Benoît Vermeulen : La route secondaire
Avec Au moment de sa disparition de Jean-Frédéric Messier, Benoît Vermeulen ramène en force le théâtre pour adolescents au Théâtre français du Centre national des Arts.
Lorsque Wajdi Mouawad a expliqué son choix de placer Benoît Vermeulen à la barre de la série Enfance/Jeunesse du Théâtre français du CNA, il a dit vouloir y loger un artiste avant tout, puis établir des ponts entre le théâtre jeunesse et pour adultes. Il allait donc de soi que la première saison reprenne sa mise en scène de la pièce Au moment de sa disparition, huitième production du Théâtre Le Clou, dont M. Vermeulen est également codirecteur.
Se consacrant au théâtre pour adolescents, le Théâtre Le Clou faisait appel au tournant de l’an 2000 à l’auteur Jean-Frédéric Messier qui, à la suite d’ateliers devant public, a écrit la pièce au même rythme que Benoît Vermeulen la montait sur scène. "J’ai toujours trouvé ses spectacles multidisciplinaires très éclatés, avec une facture et des thèmes pouvant rejoindre les adolescents", note M. Vermeulen au sujet de l’auteur, fondateur du Théâtre Momentum.
Comme embryon de la production récipiendaire de trois Masques, il y avait cette envie, partagée entre le dramaturge et le metteur en scène, de traiter des gens ayant des problèmes psychologiques. "On avait un ami maniacodépressif en commun qui nous apportait beaucoup, qui nous aidait à remettre en question une certaine conformité. On avait envie de montrer à quel point ces personnes peuvent nous faire prendre conscience de notre vision parfois réduite de la réalité", note-t-il.
Le personnage de JF (Michel Bérubé) a alors pris forme – celui de ce jeune homme perturbé qui part en cavale aux États-Unis avec son amie Soyal (Christine Beaulieu). Puis, un jour, dans le désert de l’Arizona, après sa rencontre avec la mythologie des Hopis, il disparaît.

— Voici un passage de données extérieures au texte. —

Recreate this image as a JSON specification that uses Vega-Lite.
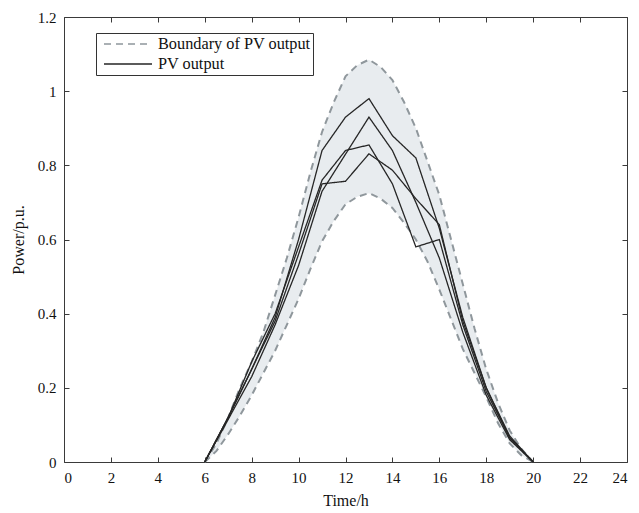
{
  "$schema": "https://vega.github.io/schema/vega-lite/v6.json",
  "width": 563,
  "height": 445,
  "autosize": "none",
  "padding": {"left": 64, "top": 17, "right": 12, "bottom": 51},
  "background": "white",
  "config": {
    "view": {"stroke": "#3a3a3a", "strokeWidth": 1},
    "font": "Liberation Serif",
    "axis": {
      "domain": false,
      "grid": false,
      "tickColor": "#3a3a3a",
      "tickSize": -5,
      "labelFont": "Liberation Serif",
      "labelFontSize": 15,
      "labelColor": "#111111",
      "titleFont": "Liberation Serif",
      "titleFontSize": 16,
      "titleFontWeight": "normal",
      "titleColor": "#111111"
    },
    "legend": {
      "labelFont": "Liberation Serif",
      "labelFontSize": 16.3,
      "labelColor": "#111111"
    }
  },
  "datasets": {
    "boundary": [
      {"hour": 6, "value": 0, "bound": "upper", "type": "Boundary of PV output"},
      {"hour": 6.5, "value": 0.05, "bound": "upper", "type": "Boundary of PV output"},
      {"hour": 7, "value": 0.12, "bound": "upper", "type": "Boundary of PV output"},
      {"hour": 7.5, "value": 0.2, "bound": "upper", "type": "Boundary of PV output"},
      {"hour": 8, "value": 0.27, "bound": "upper", "type": "Boundary of PV output"},
      {"hour": 8.5, "value": 0.35, "bound": "upper", "type": "Boundary of PV output"},
      {"hour": 9, "value": 0.45, "bound": "upper", "type": "Boundary of PV output"},
      {"hour": 9.5, "value": 0.55, "bound": "upper", "type": "Boundary of PV output"},
      {"hour": 10, "value": 0.66, "bound": "upper", "type": "Boundary of PV output"},
      {"hour": 10.5, "value": 0.78, "bound": "upper", "type": "Boundary of PV output"},
      {"hour": 11, "value": 0.89, "bound": "upper", "type": "Boundary of PV output"},
      {"hour": 11.5, "value": 0.97, "bound": "upper", "type": "Boundary of PV output"},
      {"hour": 12, "value": 1.04, "bound": "upper", "type": "Boundary of PV output"},
      {"hour": 12.5, "value": 1.07, "bound": "upper", "type": "Boundary of PV output"},
      {"hour": 13, "value": 1.085, "bound": "upper", "type": "Boundary of PV output"},
      {"hour": 13.5, "value": 1.065, "bound": "upper", "type": "Boundary of PV output"},
      {"hour": 14, "value": 1.03, "bound": "upper", "type": "Boundary of PV output"},
      {"hour": 14.5, "value": 0.97, "bound": "upper", "type": "Boundary of PV output"},
      {"hour": 15, "value": 0.9, "bound": "upper", "type": "Boundary of PV output"},
      {"hour": 15.5, "value": 0.81, "bound": "upper", "type": "Boundary of PV output"},
      {"hour": 16, "value": 0.72, "bound": "upper", "type": "Boundary of PV output"},
      {"hour": 16.5, "value": 0.6, "bound": "upper", "type": "Boundary of PV output"},
      {"hour": 17, "value": 0.48, "bound": "upper", "type": "Boundary of PV output"},
      {"hour": 17.5, "value": 0.36, "bound": "upper", "type": "Boundary of PV output"},
      {"hour": 18, "value": 0.25, "bound": "upper", "type": "Boundary of PV output"},
      {"hour": 18.5, "value": 0.16, "bound": "upper", "type": "Boundary of PV output"},
      {"hour": 19, "value": 0.085, "bound": "upper", "type": "Boundary of PV output"},
      {"hour": 19.5, "value": 0.035, "bound": "upper", "type": "Boundary of PV output"},
      {"hour": 20, "value": 0, "bound": "upper", "type": "Boundary of PV output"},
      {"hour": 6, "value": 0, "bound": "lower", "type": "Boundary of PV output"},
      {"hour": 6.5, "value": 0.03, "bound": "lower", "type": "Boundary of PV output"},
      {"hour": 7, "value": 0.075, "bound": "lower", "type": "Boundary of PV output"},
      {"hour": 7.5, "value": 0.125, "bound": "lower", "type": "Boundary of PV output"},
      {"hour": 8, "value": 0.18, "bound": "lower", "type": "Boundary of PV output"},
      {"hour": 8.5, "value": 0.24, "bound": "lower", "type": "Boundary of PV output"},
      {"hour": 9, "value": 0.3, "bound": "lower", "type": "Boundary of PV output"},
      {"hour": 9.5, "value": 0.37, "bound": "lower", "type": "Boundary of PV output"},
      {"hour": 10, "value": 0.44, "bound": "lower", "type": "Boundary of PV output"},
      {"hour": 10.5, "value": 0.52, "bound": "lower", "type": "Boundary of PV output"},
      {"hour": 11, "value": 0.595, "bound": "lower", "type": "Boundary of PV output"},
      {"hour": 11.5, "value": 0.65, "bound": "lower", "type": "Boundary of PV output"},
      {"hour": 12, "value": 0.695, "bound": "lower", "type": "Boundary of PV output"},
      {"hour": 12.5, "value": 0.715, "bound": "lower", "type": "Boundary of PV output"},
      {"hour": 13, "value": 0.725, "bound": "lower", "type": "Boundary of PV output"},
      {"hour": 13.5, "value": 0.71, "bound": "lower", "type": "Boundary of PV output"},
      {"hour": 14, "value": 0.685, "bound": "lower", "type": "Boundary of PV output"},
      {"hour": 14.5, "value": 0.645, "bound": "lower", "type": "Boundary of PV output"},
      {"hour": 15, "value": 0.6, "bound": "lower", "type": "Boundary of PV output"},
      {"hour": 15.5, "value": 0.54, "bound": "lower", "type": "Boundary of PV output"},
      {"hour": 16, "value": 0.465, "bound": "lower", "type": "Boundary of PV output"},
      {"hour": 16.5, "value": 0.385, "bound": "lower", "type": "Boundary of PV output"},
      {"hour": 17, "value": 0.305, "bound": "lower", "type": "Boundary of PV output"},
      {"hour": 17.5, "value": 0.24, "bound": "lower", "type": "Boundary of PV output"},
      {"hour": 18, "value": 0.175, "bound": "lower", "type": "Boundary of PV output"},
      {"hour": 18.5, "value": 0.105, "bound": "lower", "type": "Boundary of PV output"},
      {"hour": 19, "value": 0.05, "bound": "lower", "type": "Boundary of PV output"},
      {"hour": 19.5, "value": 0.018, "bound": "lower", "type": "Boundary of PV output"},
      {"hour": 20, "value": 0, "bound": "lower", "type": "Boundary of PV output"}
    ],
    "pv": [
      {"hour": 6, "value": 0, "curve": "A", "type": "PV output"},
      {"hour": 7, "value": 0.12, "curve": "A", "type": "PV output"},
      {"hour": 8, "value": 0.25, "curve": "A", "type": "PV output"},
      {"hour": 9, "value": 0.39, "curve": "A", "type": "PV output"},
      {"hour": 10, "value": 0.6, "curve": "A", "type": "PV output"},
      {"hour": 11, "value": 0.84, "curve": "A", "type": "PV output"},
      {"hour": 12, "value": 0.93, "curve": "A", "type": "PV output"},
      {"hour": 13, "value": 0.98, "curve": "A", "type": "PV output"},
      {"hour": 14, "value": 0.88, "curve": "A", "type": "PV output"},
      {"hour": 15, "value": 0.82, "curve": "A", "type": "PV output"},
      {"hour": 16, "value": 0.63, "curve": "A", "type": "PV output"},
      {"hour": 17, "value": 0.39, "curve": "A", "type": "PV output"},
      {"hour": 18, "value": 0.2, "curve": "A", "type": "PV output"},
      {"hour": 19, "value": 0.065, "curve": "A", "type": "PV output"},
      {"hour": 20, "value": 0, "curve": "A", "type": "PV output"},
      {"hour": 6, "value": 0, "curve": "B", "type": "PV output"},
      {"hour": 7, "value": 0.115, "curve": "B", "type": "PV output"},
      {"hour": 8, "value": 0.23, "curve": "B", "type": "PV output"},
      {"hour": 9, "value": 0.37, "curve": "B", "type": "PV output"},
      {"hour": 10, "value": 0.53, "curve": "B", "type": "PV output"},
      {"hour": 11, "value": 0.73, "curve": "B", "type": "PV output"},
      {"hour": 12, "value": 0.83, "curve": "B", "type": "PV output"},
      {"hour": 13, "value": 0.93, "curve": "B", "type": "PV output"},
      {"hour": 14, "value": 0.84, "curve": "B", "type": "PV output"},
      {"hour": 15, "value": 0.7, "curve": "B", "type": "PV output"},
      {"hour": 16, "value": 0.55, "curve": "B", "type": "PV output"},
      {"hour": 17, "value": 0.35, "curve": "B", "type": "PV output"},
      {"hour": 18, "value": 0.18, "curve": "B", "type": "PV output"},
      {"hour": 19, "value": 0.06, "curve": "B", "type": "PV output"},
      {"hour": 20, "value": 0, "curve": "B", "type": "PV output"},
      {"hour": 6, "value": 0, "curve": "C", "type": "PV output"},
      {"hour": 7, "value": 0.12, "curve": "C", "type": "PV output"},
      {"hour": 8, "value": 0.27, "curve": "C", "type": "PV output"},
      {"hour": 9, "value": 0.4, "curve": "C", "type": "PV output"},
      {"hour": 10, "value": 0.58, "curve": "C", "type": "PV output"},
      {"hour": 11, "value": 0.76, "curve": "C", "type": "PV output"},
      {"hour": 12, "value": 0.84, "curve": "C", "type": "PV output"},
      {"hour": 13, "value": 0.855, "curve": "C", "type": "PV output"},
      {"hour": 14, "value": 0.75, "curve": "C", "type": "PV output"},
      {"hour": 15, "value": 0.58, "curve": "C", "type": "PV output"},
      {"hour": 16, "value": 0.6, "curve": "C", "type": "PV output"},
      {"hour": 17, "value": 0.37, "curve": "C", "type": "PV output"},
      {"hour": 18, "value": 0.19, "curve": "C", "type": "PV output"},
      {"hour": 19, "value": 0.065, "curve": "C", "type": "PV output"},
      {"hour": 20, "value": 0, "curve": "C", "type": "PV output"},
      {"hour": 6, "value": 0, "curve": "D", "type": "PV output"},
      {"hour": 7, "value": 0.12, "curve": "D", "type": "PV output"},
      {"hour": 8, "value": 0.25, "curve": "D", "type": "PV output"},
      {"hour": 9, "value": 0.38, "curve": "D", "type": "PV output"},
      {"hour": 10, "value": 0.56, "curve": "D", "type": "PV output"},
      {"hour": 11, "value": 0.75, "curve": "D", "type": "PV output"},
      {"hour": 12, "value": 0.757, "curve": "D", "type": "PV output"},
      {"hour": 13, "value": 0.831, "curve": "D", "type": "PV output"},
      {"hour": 14, "value": 0.787, "curve": "D", "type": "PV output"},
      {"hour": 15, "value": 0.71, "curve": "D", "type": "PV output"},
      {"hour": 16, "value": 0.64, "curve": "D", "type": "PV output"},
      {"hour": 17, "value": 0.38, "curve": "D", "type": "PV output"},
      {"hour": 18, "value": 0.2, "curve": "D", "type": "PV output"},
      {"hour": 19, "value": 0.07, "curve": "D", "type": "PV output"},
      {"hour": 20, "value": 0, "curve": "D", "type": "PV output"}
    ]
  },
  "resolve": {"axis": {"x": "independent", "y": "independent"}},
  "layer": [
    {
      "data": {"name": "boundary"},
      "transform": [{"pivot": "bound", "value": "value", "groupby": ["hour"]}],
      "mark": {"type": "area", "color": "#e8ecef", "opacity": 1},
      "encoding": {
        "x": {"field": "hour", "type": "quantitative",
              "scale": {"domain": [0, 24], "nice": false, "zero": false},
              "axis": {"orient": "bottom", "values": [0,2,4,6,8,10,12,14,16,18,20,22,24], "title": "Time/h", "labelPadding": 13, "titlePadding": 7, "format": "~g"}},
        "y": {"field": "lower", "type": "quantitative",
              "scale": {"domain": [0, 1.2], "nice": false},
              "axis": {"orient": "left", "values": [0,0.2,0.4,0.6,0.8,1,1.2], "title": "Power/p.u.", "labelPadding": 13, "titlePadding": 11, "format": "~g"}},
        "y2": {"field": "upper"}
      }
    },
    {
      "data": {"name": "boundary"},
      "mark": {"type": "line", "strokeWidth": 2},
      "encoding": {
        "x": {"field": "hour", "type": "quantitative", "axis": null},
        "y": {"field": "value", "type": "quantitative", "axis": null},
        "detail": {"field": "bound"},
        "color": {"field": "type", "type": "nominal",
                  "scale": {"domain": ["Boundary of PV output", "PV output"], "range": ["#8f979c", "#262626"]},
                  "legend": {"title": null, "orient": "none", "legendX": 32, "legendY": 16,
                             "symbolType": "stroke", "symbolSize": 2304, "symbolStrokeWidth": 1.5,
                             "symbolOffset": 5, "clipHeight": 18,
                             "strokeColor": "#333333", "fillColor": "white", "padding": 2,
                             "labelOffset": 5, "rowPadding": 2, "labelLimit": 300}},
        "strokeDash": {"field": "type", "type": "nominal",
                       "scale": {"domain": ["Boundary of PV output", "PV output"], "range": [[7, 5], [1, 0]]},
                       "legend": {"title": null}}
      }
    },
    {
      "data": {"name": "pv"},
      "mark": {"type": "line", "strokeWidth": 1.3},
      "encoding": {
        "x": {"field": "hour", "type": "quantitative",
              "axis": {"orient": "top", "values": [0,2,4,6,8,10,12,14,16,18,20,22,24], "labels": false, "title": null}},
        "y": {"field": "value", "type": "quantitative",
              "axis": {"orient": "right", "values": [0,0.2,0.4,0.6,0.8,1,1.2], "labels": false, "title": null}},
        "detail": {"field": "curve"},
        "color": {"field": "type", "type": "nominal"},
        "strokeDash": {"field": "type", "type": "nominal"}
      }
    }
  ]
}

Une dizaine d’années plus tard, son jeune frère Dave (Christian Grenier) cherche à reconstituer les morceaux de puzzle de l’existence tourmentée de celui qui a grandi à ses côtés.
Si Benoît Vermeulen insiste sur le fait que la pièce s’adresse à un public de tous âges, il précise en quoi elle touche principalement le public adolescent. "La pièce est structurée comme un road movie théâtral, mais en réalité ça devient un voyage initiatique; la quête envers soi-même et la quête de sa place dans le monde. Ça passe par la fibre de cette problématique existentielle plutôt exacerbée à l’adolescence habituellement. Sans compter qu’on y suit vraiment une histoire."
Dans son approche, qu’il qualifie d’"artisanale", le metteur en scène a fait usage de projection vidéo, de musique, mais aussi de maquettes filmées en direct puis projetées sur écran. "J’avais peur du côté esthétisant de la vidéo; c’est toujours dangereux que ça bouffe les acteurs. Il y a des clins d’oeil ludiques avec l’utilisation de petites autos, de petits bonhommes hauts de trois pouces. Ce côté simple, gauche même, ou "fait maison", donne l’impression que les acteurs sont en contrôle de la machinerie de la vidéo", note-t-il.
Toujours en émerveillement devant "la portée émotive du texte et la magie simple" du spectacle, Benoît Vermeulen se réjouit de son parcours – qui l’a mené aux quatre coins du Québec et de l’Europe ces sept dernières années. Le road movie théâtral vient de reprendre la route; il sera présenté d’abord à Ottawa, puis à Sudbury et à Saskatoon.